──────── DATA FOR PROCESSING

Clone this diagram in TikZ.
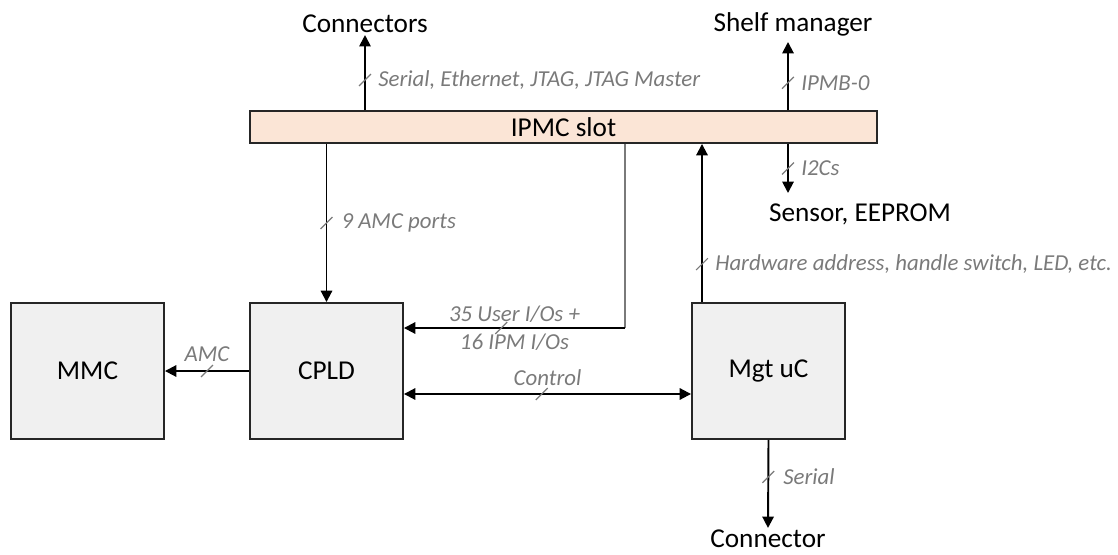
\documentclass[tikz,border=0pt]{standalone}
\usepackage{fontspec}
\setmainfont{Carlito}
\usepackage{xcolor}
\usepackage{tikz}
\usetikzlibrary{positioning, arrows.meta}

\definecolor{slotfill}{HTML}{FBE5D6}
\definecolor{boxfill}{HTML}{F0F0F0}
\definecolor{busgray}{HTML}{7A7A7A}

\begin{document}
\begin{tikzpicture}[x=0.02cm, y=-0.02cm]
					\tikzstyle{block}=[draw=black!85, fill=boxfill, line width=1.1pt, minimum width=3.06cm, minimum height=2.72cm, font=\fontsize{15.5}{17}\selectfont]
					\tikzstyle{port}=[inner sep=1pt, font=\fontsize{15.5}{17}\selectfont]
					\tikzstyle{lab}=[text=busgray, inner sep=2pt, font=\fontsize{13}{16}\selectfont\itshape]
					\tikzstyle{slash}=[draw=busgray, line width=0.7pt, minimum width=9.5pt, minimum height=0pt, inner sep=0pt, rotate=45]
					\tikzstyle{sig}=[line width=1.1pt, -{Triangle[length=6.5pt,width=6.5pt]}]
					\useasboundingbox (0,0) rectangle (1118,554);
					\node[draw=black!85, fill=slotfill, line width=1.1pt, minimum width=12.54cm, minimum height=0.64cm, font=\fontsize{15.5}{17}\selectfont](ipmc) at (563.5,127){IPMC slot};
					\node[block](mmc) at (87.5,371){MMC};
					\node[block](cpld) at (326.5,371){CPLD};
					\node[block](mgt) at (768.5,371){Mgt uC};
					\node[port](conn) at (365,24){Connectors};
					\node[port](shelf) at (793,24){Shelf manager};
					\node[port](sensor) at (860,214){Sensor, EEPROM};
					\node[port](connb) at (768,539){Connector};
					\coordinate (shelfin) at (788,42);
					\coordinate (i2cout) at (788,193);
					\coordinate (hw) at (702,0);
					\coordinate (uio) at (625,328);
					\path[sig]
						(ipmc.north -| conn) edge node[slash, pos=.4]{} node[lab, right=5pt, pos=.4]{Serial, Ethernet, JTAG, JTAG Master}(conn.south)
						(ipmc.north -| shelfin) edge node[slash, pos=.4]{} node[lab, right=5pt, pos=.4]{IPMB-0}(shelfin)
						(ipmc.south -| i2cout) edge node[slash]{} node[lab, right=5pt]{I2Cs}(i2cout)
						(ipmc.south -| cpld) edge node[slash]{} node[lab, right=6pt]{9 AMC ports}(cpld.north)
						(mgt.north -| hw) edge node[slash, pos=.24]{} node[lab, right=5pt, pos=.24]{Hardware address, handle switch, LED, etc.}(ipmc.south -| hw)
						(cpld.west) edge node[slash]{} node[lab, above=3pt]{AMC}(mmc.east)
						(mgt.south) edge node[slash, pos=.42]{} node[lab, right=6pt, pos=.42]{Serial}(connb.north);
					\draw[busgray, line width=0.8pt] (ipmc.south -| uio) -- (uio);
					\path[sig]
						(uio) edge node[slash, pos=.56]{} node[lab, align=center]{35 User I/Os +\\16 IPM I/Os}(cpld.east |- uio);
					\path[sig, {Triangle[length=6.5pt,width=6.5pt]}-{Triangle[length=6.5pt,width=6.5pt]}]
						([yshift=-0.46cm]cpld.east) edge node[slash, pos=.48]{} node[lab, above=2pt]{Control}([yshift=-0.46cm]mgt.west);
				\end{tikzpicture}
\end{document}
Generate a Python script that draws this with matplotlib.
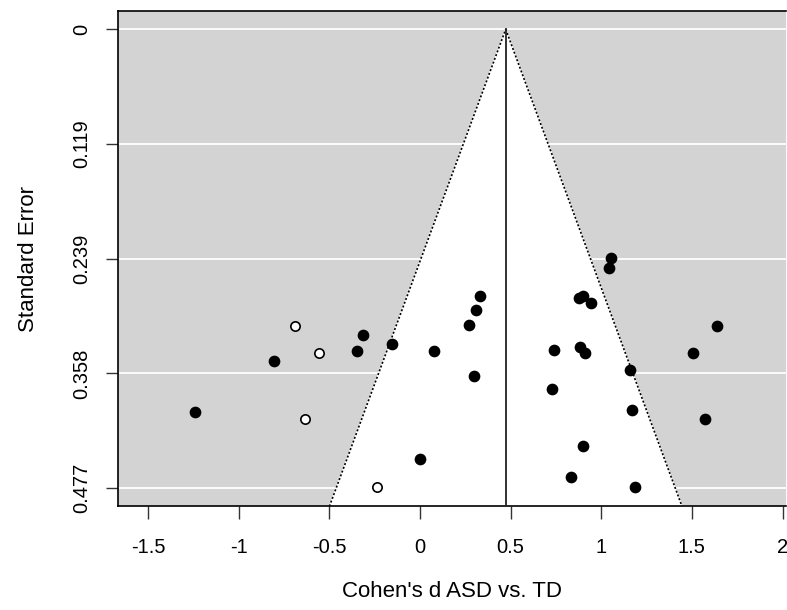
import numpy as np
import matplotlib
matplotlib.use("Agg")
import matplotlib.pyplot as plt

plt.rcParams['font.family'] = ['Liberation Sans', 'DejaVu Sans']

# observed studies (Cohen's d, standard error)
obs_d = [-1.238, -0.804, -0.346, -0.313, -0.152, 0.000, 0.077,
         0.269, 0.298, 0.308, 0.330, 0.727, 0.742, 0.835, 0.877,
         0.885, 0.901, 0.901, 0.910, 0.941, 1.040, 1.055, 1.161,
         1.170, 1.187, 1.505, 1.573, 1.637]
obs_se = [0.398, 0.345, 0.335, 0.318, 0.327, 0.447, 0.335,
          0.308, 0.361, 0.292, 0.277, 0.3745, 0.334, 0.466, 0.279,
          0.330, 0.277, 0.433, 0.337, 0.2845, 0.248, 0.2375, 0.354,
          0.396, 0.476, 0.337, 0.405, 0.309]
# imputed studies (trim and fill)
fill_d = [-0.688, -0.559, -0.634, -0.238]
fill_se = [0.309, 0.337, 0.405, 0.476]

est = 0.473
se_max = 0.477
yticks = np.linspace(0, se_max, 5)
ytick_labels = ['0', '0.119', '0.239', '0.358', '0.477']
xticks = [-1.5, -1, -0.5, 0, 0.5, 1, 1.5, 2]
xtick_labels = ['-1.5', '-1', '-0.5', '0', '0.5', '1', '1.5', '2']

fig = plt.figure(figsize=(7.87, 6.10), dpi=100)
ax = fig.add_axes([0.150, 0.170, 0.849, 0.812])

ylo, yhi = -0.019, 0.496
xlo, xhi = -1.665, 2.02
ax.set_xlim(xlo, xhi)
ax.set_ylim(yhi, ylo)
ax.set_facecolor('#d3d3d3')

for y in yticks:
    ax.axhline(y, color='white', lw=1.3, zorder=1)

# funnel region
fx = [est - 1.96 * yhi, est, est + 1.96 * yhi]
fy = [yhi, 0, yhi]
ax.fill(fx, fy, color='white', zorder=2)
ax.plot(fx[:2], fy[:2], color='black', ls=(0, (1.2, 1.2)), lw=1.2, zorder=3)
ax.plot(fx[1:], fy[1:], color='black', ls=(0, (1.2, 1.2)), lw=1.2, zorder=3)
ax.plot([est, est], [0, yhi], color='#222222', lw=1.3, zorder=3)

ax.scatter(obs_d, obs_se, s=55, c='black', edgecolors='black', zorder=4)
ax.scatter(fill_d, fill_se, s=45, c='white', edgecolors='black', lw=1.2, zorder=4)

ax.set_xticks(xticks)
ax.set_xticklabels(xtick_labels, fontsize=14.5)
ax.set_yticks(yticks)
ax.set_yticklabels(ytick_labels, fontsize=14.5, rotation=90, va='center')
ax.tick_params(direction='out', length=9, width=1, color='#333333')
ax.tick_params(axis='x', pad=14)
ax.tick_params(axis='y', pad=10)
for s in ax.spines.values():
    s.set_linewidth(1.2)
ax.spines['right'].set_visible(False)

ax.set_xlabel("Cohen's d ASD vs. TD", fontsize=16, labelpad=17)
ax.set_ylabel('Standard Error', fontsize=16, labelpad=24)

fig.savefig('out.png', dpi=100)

────────────────

Extract the full listing above verbatim; pictures are to be left out of the copy.

Clone this diagram in TikZ.
\documentclass[tikz,border=0pt]{standalone}
\usepackage{fontspec}
\setmainfont{Carlito}
\usepackage{xcolor}
\usepackage{tikz}
\usetikzlibrary{positioning, arrows.meta}

\definecolor{slotfill}{HTML}{FBE5D6}
\definecolor{boxfill}{HTML}{F0F0F0}
\definecolor{busgray}{HTML}{7A7A7A}

\begin{document}
\begin{tikzpicture}[x=0.02cm, y=-0.02cm]
					\tikzstyle{block}=[draw=black!85, fill=boxfill, line width=1.1pt, minimum width=3.06cm, minimum height=2.72cm, font=\fontsize{15.5}{17}\selectfont]
					\tikzstyle{port}=[inner sep=1pt, font=\fontsize{15.5}{17}\selectfont]
					\tikzstyle{lab}=[text=busgray, inner sep=2pt, font=\fontsize{13}{16}\selectfont\itshape]
					\tikzstyle{slash}=[draw=busgray, line width=0.7pt, minimum width=9.5pt, minimum height=0pt, inner sep=0pt, rotate=45]
					\tikzstyle{sig}=[line width=1.1pt, -{Triangle[length=6.5pt,width=6.5pt]}]
					\useasboundingbox (0,0) rectangle (1118,554);
					\node[draw=black!85, fill=slotfill, line width=1.1pt, minimum width=12.54cm, minimum height=0.64cm, font=\fontsize{15.5}{17}\selectfont](ipmc) at (563.5,127){IPMC slot};
					\node[block](mmc) at (87.5,371){MMC};
					\node[block](cpld) at (326.5,371){CPLD};
					\node[block](mgt) at (768.5,371){Mgt uC};
					\node[port](conn) at (365,24){Connectors};
					\node[port](shelf) at (793,24){Shelf manager};
					\node[port](sensor) at (860,214){Sensor, EEPROM};
					\node[port](connb) at (768,539){Connector};
					\coordinate (shelfin) at (788,42);
					\coordinate (i2cout) at (788,193);
					\coordinate (hw) at (702,0);
					\coordinate (uio) at (625,328);
					\path[sig]
						(ipmc.north -| conn) edge node[slash, pos=.4]{} node[lab, right=5pt, pos=.4]{Serial, Ethernet, JTAG, JTAG Master}(conn.south)
						(ipmc.north -| shelfin) edge node[slash, pos=.4]{} node[lab, right=5pt, pos=.4]{IPMB-0}(shelfin)
						(ipmc.south -| i2cout) edge node[slash]{} node[lab, right=5pt]{I2Cs}(i2cout)
						(ipmc.south -| cpld) edge node[slash]{} node[lab, right=6pt]{9 AMC ports}(cpld.north)
						(mgt.north -| hw) edge node[slash, pos=.24]{} node[lab, right=5pt, pos=.24]{Hardware address, handle switch, LED, etc.}(ipmc.south -| hw)
						(cpld.west) edge node[slash]{} node[lab, above=3pt]{AMC}(mmc.east)
						(mgt.south) edge node[slash, pos=.42]{} node[lab, right=6pt, pos=.42]{Serial}(connb.north);
					\draw[busgray, line width=0.8pt] (ipmc.south -| uio) -- (uio);
					\path[sig]
						(uio) edge node[slash, pos=.56]{} node[lab, align=center]{35 User I/Os +\\16 IPM I/Os}(cpld.east |- uio);
					\path[sig, {Triangle[length=6.5pt,width=6.5pt]}-{Triangle[length=6.5pt,width=6.5pt]}]
						([yshift=-0.46cm]cpld.east) edge node[slash, pos=.48]{} node[lab, above=2pt]{Control}([yshift=-0.46cm]mgt.west);
				\end{tikzpicture}
\end{document}
Generate a Python script that draws this with matplotlib.
import numpy as np
import matplotlib
matplotlib.use("Agg")
import matplotlib.pyplot as plt

plt.rcParams['font.family'] = ['Liberation Sans', 'DejaVu Sans']

# observed studies (Cohen's d, standard error)
obs_d = [-1.238, -0.804, -0.346, -0.313, -0.152, 0.000, 0.077,
         0.269, 0.298, 0.308, 0.330, 0.727, 0.742, 0.835, 0.877,
         0.885, 0.901, 0.901, 0.910, 0.941, 1.040, 1.055, 1.161,
         1.170, 1.187, 1.505, 1.573, 1.637]
obs_se = [0.398, 0.345, 0.335, 0.318, 0.327, 0.447, 0.335,
          0.308, 0.361, 0.292, 0.277, 0.3745, 0.334, 0.466, 0.279,
          0.330, 0.277, 0.433, 0.337, 0.2845, 0.248, 0.2375, 0.354,
          0.396, 0.476, 0.337, 0.405, 0.309]
# imputed studies (trim and fill)
fill_d = [-0.688, -0.559, -0.634, -0.238]
fill_se = [0.309, 0.337, 0.405, 0.476]

est = 0.473
se_max = 0.477
yticks = np.linspace(0, se_max, 5)
ytick_labels = ['0', '0.119', '0.239', '0.358', '0.477']
xticks = [-1.5, -1, -0.5, 0, 0.5, 1, 1.5, 2]
xtick_labels = ['-1.5', '-1', '-0.5', '0', '0.5', '1', '1.5', '2']

fig = plt.figure(figsize=(7.87, 6.10), dpi=100)
ax = fig.add_axes([0.150, 0.170, 0.849, 0.812])

ylo, yhi = -0.019, 0.496
xlo, xhi = -1.665, 2.02
ax.set_xlim(xlo, xhi)
ax.set_ylim(yhi, ylo)
ax.set_facecolor('#d3d3d3')

for y in yticks:
    ax.axhline(y, color='white', lw=1.3, zorder=1)

# funnel region
fx = [est - 1.96 * yhi, est, est + 1.96 * yhi]
fy = [yhi, 0, yhi]
ax.fill(fx, fy, color='white', zorder=2)
ax.plot(fx[:2], fy[:2], color='black', ls=(0, (1.2, 1.2)), lw=1.2, zorder=3)
ax.plot(fx[1:], fy[1:], color='black', ls=(0, (1.2, 1.2)), lw=1.2, zorder=3)
ax.plot([est, est], [0, yhi], color='#222222', lw=1.3, zorder=3)

ax.scatter(obs_d, obs_se, s=55, c='black', edgecolors='black', zorder=4)
ax.scatter(fill_d, fill_se, s=45, c='white', edgecolors='black', lw=1.2, zorder=4)

ax.set_xticks(xticks)
ax.set_xticklabels(xtick_labels, fontsize=14.5)
ax.set_yticks(yticks)
ax.set_yticklabels(ytick_labels, fontsize=14.5, rotation=90, va='center')
ax.tick_params(direction='out', length=9, width=1, color='#333333')
ax.tick_params(axis='x', pad=14)
ax.tick_params(axis='y', pad=10)
for s in ax.spines.values():
    s.set_linewidth(1.2)
ax.spines['right'].set_visible(False)

ax.set_xlabel("Cohen's d ASD vs. TD", fontsize=16, labelpad=17)
ax.set_ylabel('Standard Error', fontsize=16, labelpad=24)

fig.savefig('out.png', dpi=100)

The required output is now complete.